An outstanding and courageous example of this change is the groundbreaking document authored by the British chief rabbi, Efraim Mirvis along with Keshet, a UK organisation for gay members of the Orthodox community. They published a set of guidelines for Jewish religious schools on the best practice for safeguarding LGBT students and making sure their potential for emotional vulnerability not be exposed by clumsy language or practice in religious schools. Again, Rabbi Mirvis makes clear at the outset of the document that this is about the welfare of students and not about changing the Halacha.
It is exactly this type of change within the Orthodox community, even if it cautious and measured, which has ignited the reaction of the Harda”l leadership as it campaigns hard against any additional ground given up to the LGBT community at large. They see the religious community edging towards the liberal attitudes of the secular outside world (Jewish or otherwise) and it generates enormous anxiety about a crumbling wall of conservative and traditional values. It is the attempt to cope with the apparent paradox of religious life and an LGBT lifestyle that has galvanized rabbis like Zvi Tau, the President of the Har Hamor Yeshiva, or Eli Pre-Army Academy founder Rabbi Yigal Levenstein into outspoken and often ugly terminology regarding the gay community and its campaign for civil rights. From their perspective, the liberal infiltration into religious life undermines all that is holy for them.
Their campaign, leading to the founding of their own political party in Israel (Noam), whose central flag is combatting the winds of LGBT change, has actually focused religious people like myself to step out of their previous comfort zone and re-assess their position. From passive to active. From observer to supporter, at least in a limited way. Personally, it crystalised the insight that in spite of the religious dilemmas involved with gay sexuality and a religious lifestyle, we need to fight to create a place for everyone within our communities. Members of the religious community must not be pressured into potentially damaging conversion therapies, or heterosexual marriages, which often turn out as disasters for both sides of the partnership. And of course, nobody should be humiliated because of their sexual orientation.
This is the backdrop for Debralee’s and my decision this year to join the parade in Jerusalem, which is more understated and in many ways more modest than, say, the Tel Aviv parade, including more and more members of religious communities. We had a particularly moving moment when we saw an elderly religious couple, she with hair completely covered and he with a large kipa, she with a sign “I am a proud grandmother,” and he with a sign “I am a proud grandfather.”
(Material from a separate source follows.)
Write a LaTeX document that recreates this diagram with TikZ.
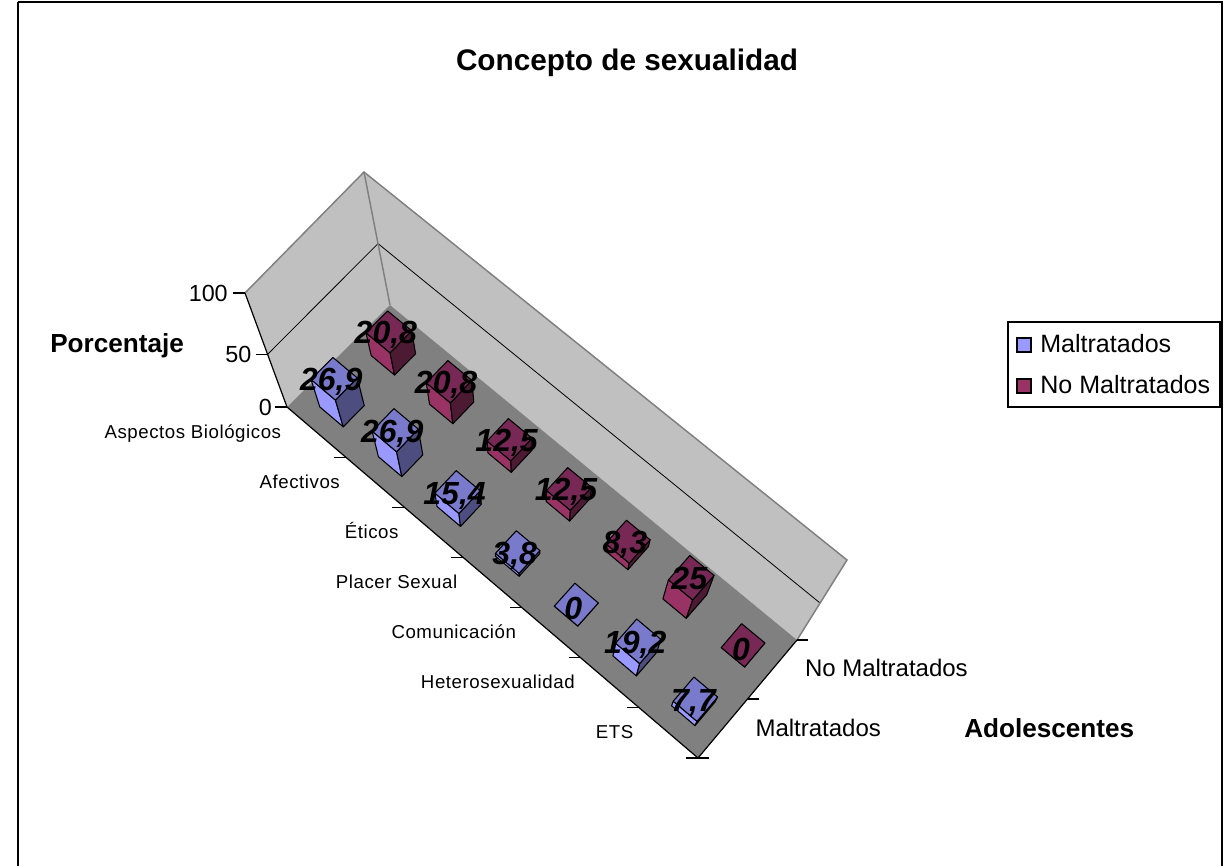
\documentclass[tikz,border=0pt]{standalone}
\usepackage{fontspec}
\setmainfont{Liberation Sans}
\definecolor{mLight}{HTML}{9999FF}
\definecolor{mTop}{HTML}{7A7ACC}
\definecolor{mDark}{HTML}{4D4D80}
\definecolor{nLight}{HTML}{993366}
\definecolor{nTop}{HTML}{782855}
\definecolor{nDark}{HTML}{4D1A33}
\definecolor{wallgray}{HTML}{C0C0C0}
\definecolor{floorgray}{HTML}{808080}
% projection: c = category coordinate (0..7), s = series coordinate (0..2), h = value (0..100)
\newcommand\projpt[4]{%
  \pgfmathsetmacro\prjC{(#1)/7}%
  \pgfmathsetmacro\prjS{(#2)/2}%
  \pgfmathsetmacro\prjG{((#3)/(706-(#3)))/0.165}%
  \pgfmathsetmacro\prjX{287+\prjC*411+\prjS*103-4*\prjC*\prjS+\prjG*(-42+72*\prjC+16*\prjS+4*\prjC*\prjS)}%
  \pgfmathsetmacro\prjY{407+\prjC*351-102*\prjS-16*\prjC*\prjS+\prjG*(-114+55*\prjC-19*\prjS-2*\prjC*\prjS)}%
  \coordinate (#4) at (\prjX,\prjY);%
}
\newcommand\drawbar[5]{%
  \projpt{#1-0.2}{#2-0.205}{0}{b00}%
  \projpt{#1+0.2}{#2-0.205}{0}{b10}%
  \projpt{#1+0.2}{#2+0.205}{0}{b11}%
  \projpt{#1-0.2}{#2-0.205}{#3}{t00}%
  \projpt{#1+0.2}{#2-0.205}{#3}{t10}%
  \projpt{#1+0.2}{#2+0.205}{#3}{t11}%
  \projpt{#1-0.2}{#2+0.205}{#3}{t01}%
  \projpt{#1}{#2}{#3}{#5}%
  \draw[barline, fill=#4Light] (b00) -- (b10) -- (t10) -- (t00) -- cycle;
  \draw[barline, fill=#4Dark] (b10) -- (b11) -- (t11) -- (t10) -- cycle;
  \draw[barline, fill=#4Top] (t00) -- (t10) -- (t11) -- (t01) -- cycle;
}
\begin{document}
\begin{tikzpicture}[x=0.75pt,y=-0.75pt,
  barline/.style={draw=black, line width=0.8pt, line join=round},
  axisline/.style={draw=black, line width=0.9pt},
  edgegray/.style={draw=floorgray, line width=1.1pt},
  gridline/.style={draw=black, line width=0.6pt},
  catlab/.style={font=\fontsize{14}{16}\selectfont\addfontfeature{LetterSpace=3}, inner sep=0pt, anchor=base east},
  vallab/.style={font=\fontsize{17.5}{20}\selectfont, inner sep=0pt, anchor=base east},
  serlab/.style={font=\fontsize{18}{21}\selectfont, inner sep=0pt, anchor=base west},
  leglab/.style={font=\fontsize{18.8}{22}\selectfont, inner sep=0pt, anchor=base west},
  axtitle/.style={font=\bfseries\fontsize{19.6}{23}\selectfont, inner sep=0pt, anchor=base west},
  dlab/.style={font=\bfseries\itshape\fontsize{24}{28}\selectfont, inner sep=0pt, anchor=base},
  legmark/.style={draw=black, line width=0.8pt}]
\useasboundingbox (0,0) rectangle (1225,865);
% outer frame
\draw[black, line width=0.8pt] (18,2) -- (1222,2) -- (1222,880) (18,880) -- (18,2);

% title
\node[font=\bfseries\fontsize{22.3}{26}\selectfont, inner sep=0pt, anchor=base] (title) at (627,70.5) {Concepto de sexualidad};

% key points
\projpt{0}{0}{0}{A}
\projpt{7}{0}{0}{B}
\projpt{7}{2}{0}{C}
\projpt{0}{2}{0}{D}
\projpt{0}{0}{100}{A100}
\projpt{0}{2}{100}{D100}
\projpt{7}{2}{100}{C100}
\projpt{0}{0}{50}{A50}
\projpt{0}{2}{50}{D50}
\projpt{7}{2}{50}{C50}

% walls and floor
\fill[wallgray] (A) -- (A100) -- (D100) -- (D) -- cycle;
\fill[wallgray] (D) -- (D100) -- (C100) -- (C) -- cycle;
\fill[floorgray] (A) -- (B) -- (C) -- (D) -- cycle;
\draw[gridline] (A50) -- (D50) -- (C50);
\draw[edgegray] (A100) -- (D100) -- (C100) -- (C);
\draw[edgegray] (D) -- (D100);
\draw[axisline] (A) -- (A100);
\draw[axisline] (A) -- (B) -- (C);

% value ticks and labels
\draw[axisline] (A) -- ++(-12,0);
\draw[axisline] (A50) -- ++(-12,0);
\draw[axisline] (A100) -- ++(-12,0);
\path (A) ++(-15,8.4) node[vallab] (v0) {0};
\path (A50) ++(-16,8.4) node[vallab] (v50) {50};
\path (A100) ++(-17,8.4) node[vallab] (v100) {100};

% category ticks
\foreach \k in {0,...,7} {
  \projpt{\k}{0}{0}{ct\k}
  \draw[axisline] (ct\k) -- ++(-12,0);
}
% series ticks
\foreach \k in {0,1,2} {
  \projpt{7}{\k}{0}{st\k}
  \draw[axisline] (st\k) -- ++(11,0);
}

% category labels
\foreach \k/\txt in {0/Aspectos Biológicos, 1/Afectivos, 2/Éticos, 3/Placer Sexual, 4/Comunicación, 5/Heterosexualidad, 6/ETS} {
  \projpt{\k+0.5}{0}{0}{cm\k}
  \path (cm\k) ++(-35,6) node[catlab] (cat\k) {\txt};
}
% series labels
\projpt{7}{0.5}{0}{sm0}
\projpt{7}{1.5}{0}{sm1}
\path (sm0) ++(32.5,7.5) node[serlab] (ser0) {Maltratados};
\path (sm1) ++(32.5,7) node[serlab] (ser1) {No Maltratados};

% axis titles
\node[axtitle] (ytitle) at (50,352) {Porcentaje};
\node[axtitle] (ztitle) at (964,737) {Adolescentes};

% bars: No Maltratados (back row) first
\drawbar{0.5}{1.5}{20.8}{n}{tn1}
\drawbar{1.5}{1.5}{20.8}{n}{tn2}
\drawbar{2.5}{1.5}{12.5}{n}{tn3}
\drawbar{3.5}{1.5}{12.5}{n}{tn4}
\drawbar{4.5}{1.5}{8.3}{n}{tn5}
\drawbar{5.5}{1.5}{25}{n}{tn6}
\drawbar{6.5}{1.5}{0}{n}{tn7}
% Maltratados (front row)
\drawbar{0.5}{0.5}{26.9}{m}{tm1}
\drawbar{1.5}{0.5}{26.9}{m}{tm2}
\drawbar{2.5}{0.5}{15.4}{m}{tm3}
\drawbar{3.5}{0.5}{3.8}{m}{tm4}
\drawbar{4.5}{0.5}{0}{m}{tm5}
\drawbar{5.5}{0.5}{19.2}{m}{tm6}
\drawbar{6.5}{0.5}{7.7}{m}{tm7}

% data labels
\path (tn1) ++(-3,12) node[dlab] (ln1) {20,8};
\path (tn2) ++(-3,12) node[dlab] (ln2) {20,8};
\path (tn3) ++(-3,12) node[dlab] (ln3) {12,5};
\path (tn4) ++(-3,12) node[dlab] (ln4) {12,5};
\path (tn5) ++(-3,12) node[dlab] (ln5) {8,3};
\path (tn6) ++(-2,12) node[dlab] (ln6) {25};
\path (tn7) ++(-2,15) node[dlab] (ln7) {0};
\path (tm1) ++(-3,12) node[dlab] (lm1) {26,9};
\path (tm2) ++(-3,12) node[dlab] (lm2) {26,9};
\path (tm3) ++(-3,12) node[dlab] (lm3) {15,4};
\path (tm4) ++(-3,12) node[dlab] (lm4) {3,8};
\path (tm5) ++(-3,15) node[dlab] (lm5) {0};
\path (tm6) ++(-3,12) node[dlab] (lm6) {19,2};
\path (tm7) ++(-2,12) node[dlab] (lm7) {7,7};

% legend
\draw[black, line width=0.8pt] (1008,322) rectangle (1220,407);
\draw[legmark, fill=mLight] (1017,338) rectangle (1031,352);
\draw[legmark, fill=nLight] (1017,379) rectangle (1031,393);
\node[leglab] (leg1) at (1040,352) {Maltratados};
\node[leglab] (leg2) at (1040,393) {No Maltratados};
\end{tikzpicture}
\end{document}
I know that many of my religious friends will have great difficulty with what I have described and my choice to join the Jerusalem Gay Pride march, but it is important to stress that this is in no way meant to show any anti-religious defiance, either against the community or the Torah. The Torah’s ways are pleasant, and all its pathways are peace.
–
This is a translation of a column I published on the sister site of Times of Israel, Zman Israel.